合理的決断方法とは!?
投資において、決断する力は不可欠です。
例えば、日本株に投資する投資家の場合、約3600社の上場企業の中からどの会社の株をどういう比率で持つかを決めます。
10社を選んだとすると、残りの3590社は捨てることになります。
無限の可能性の中から1つの選択肢に絞り、残りの可能性を捨てる、これが決断するということです。
「自分には決断力が無い」という人もいると思います。
そんな人は、大事なことも他人に決めてもらっているかもしれません。
つまり、決断しない決断をして責任やリスクを回避しているのです。
リスクが怖いから投資しないという決断は、リターンを得る機会を捨てることと同じです。
新しいものにチャレンジしないという決断は、成長を諦めることと同じです。
「何を捨てるのか」「何を手放すことになるのか」をセットで考える必要があります。
捨てられない人は、決断できない人です。
投資家は、「あの会社も、この会社もいい」と迷っているうちは、投資することができません。

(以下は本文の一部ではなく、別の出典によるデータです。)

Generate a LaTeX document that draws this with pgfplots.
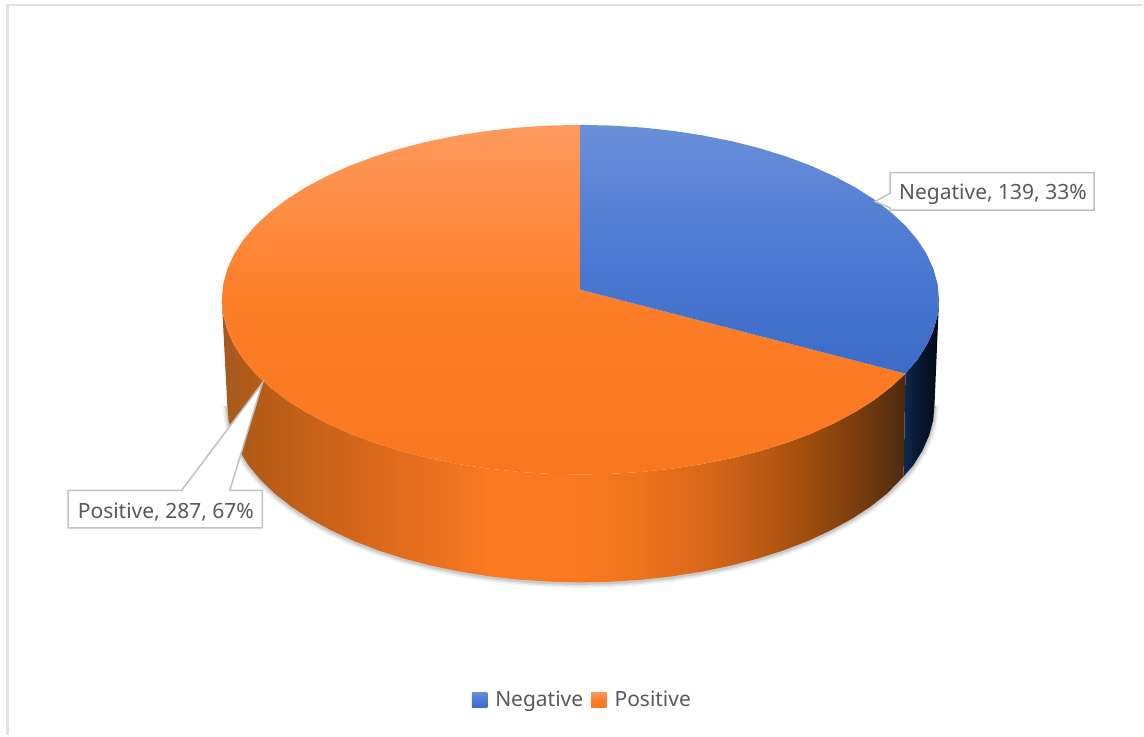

自分の時間やお金を投じる時も、あれこれやりたくて迷っているうちは、何もしていない状態です。
使い道を先送りするのは、お金をタンス預金にして死んだ状態にしているのと同じです。
まずは、時間やお金を「何に使わないか」、つまり、「何を捨てるか」を考えるのが近道だと思います。
それでは、どうすれば捨てることができるのでしょうか。
多くの人は、「4つの決断の軸」を無意識に使いこなしています。
それが、「損得」「善悪」「美醜」「好き嫌い」の軸です。
得する方を選ぶ、正しい方を選ぶ、美しい方を選ぶ、好きな方を選ぶ。
どの軸を優先するかは、その人の哲学や生き方、スタイルの問題も絡んでくるので、どれが間違いということはありません。
他人に決めてもらうことも、それが悪いことだとは言いません。
しかし、ぜひ再認識してほしい軸は、「好き嫌い」の軸です。
投資家というのは、「損得」で投資先を選んでいるイメージがあるかもしれません。
しかし実際には、「嫌いな会社には投資しない」「自分の考えに合わない会社には投資しない」と好き嫌いで決めるのです。
「好き嫌いで選ぶなんて」と思う人もいるかもしれませんが、私たちの消費行動は「好き嫌い」で決まることがほとんどです。
家を選ぶ時も、スマホを買い換える時も、レストランで食事をする時も、他の人の判断を参考にすることはあっても、最終的には自分の好き嫌いで選んでいることが多いのです。
一方で、「好き嫌いで判断してはいけない」と思い込んでいることもあるはずです。
好き嫌いで選ぶことで、もし、良い結果が得られたら、それは小さな「成功体験」となります。
小さな成功体験は、積み重なることで、その人独自のセンスとなります。
今、デザインや美意識という概念がビジネス界で再評価されてきています。
これは、論理のように言葉で説明できる領域を超えた判断軸を個人が持った方が良いということだと思います。
損得の合理性は、突き詰めると人工知能(AI)と同じ思考になります。
しかし、人間は損得だけでは拭い去れない感情があります。
つまり、「もっと感覚的に好き嫌いで判断しても良い」という時代の流れがあるのだと思います。
「好き嫌い」は、逆に合理的で高度な決断軸なのです。